O Absoluto e o Relativo.



O absoluto é o vento, logo no início do filme anunciando que uma tempestade está chegando naquele dia.

Não importa o que significa simbolicamente isso para você ou para mim, é um fato e está sutilmente prognosticado o que virá pelas próximas duas horas.



Constance, perde seu rumo quando a ventania a empurra para os braços de Paul Martel. Olhando daqui, do lado do espectador sempre fica mais fácil encontrar as saídas, as armadilhas, as tolices infantis daqueles que estão protagonizando uma aventura e não conseguem perceber para onde estão indo.





Eu não conheço nenhum mortal que acredita em relacionamentos e que seja totalmente honesto consigo (e conseqüentemente com os outros), com habilidade suficiente para não machucar ninguém, não existe. 

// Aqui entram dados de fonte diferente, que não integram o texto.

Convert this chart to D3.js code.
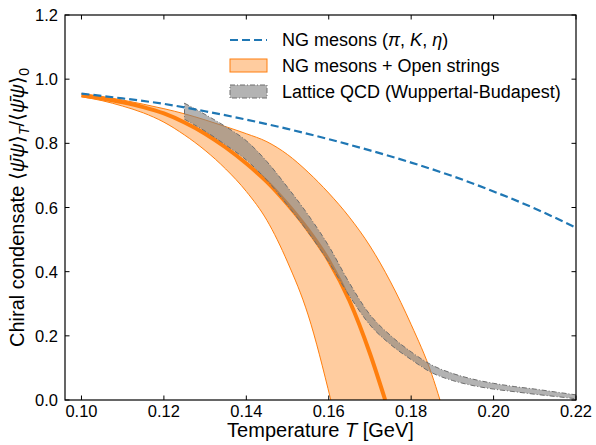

É mais fácil para o maridão Richard Gere - e para todos nós - contratar um detetive particular e mandar seguir a esposa do que realmente dizer: "Olha, eu me sinto como se estivesse tendo um caso. Você está tendo um caso agora ? Tem que falar comigo. Você ainda me ama?" 
Quando a insegurança já tomou conta da sua cabeça e ouvir o que não quer está em pauta, a única saída é criar expectativas sobre tudo. Nesse sentido, realmente existe algo de errado - pessoalmente e com o relacionamento. 





O que fazer então com essa informação, com a constatação que existe uma traição? 
O personagem do marido traído  é empurrado para seus limites e fica à mercê de sentimentos e atitudes que não sabe lidar: quando, onde, com qual intensidade  irão surgir.  E depois, como assumir a responsabilidade por tudo isso? 


O filme talvez nos mostre moralmente que todas as ações têm conseqüências. Mas o que fica nas entrelinhas, nos silêncios, nas belas imagens recheadas de dor, amor, ódio, desespero são os pactos sutis de fidelidade que acontecem a todo momento e que o filme nos mostra de forma emocionante.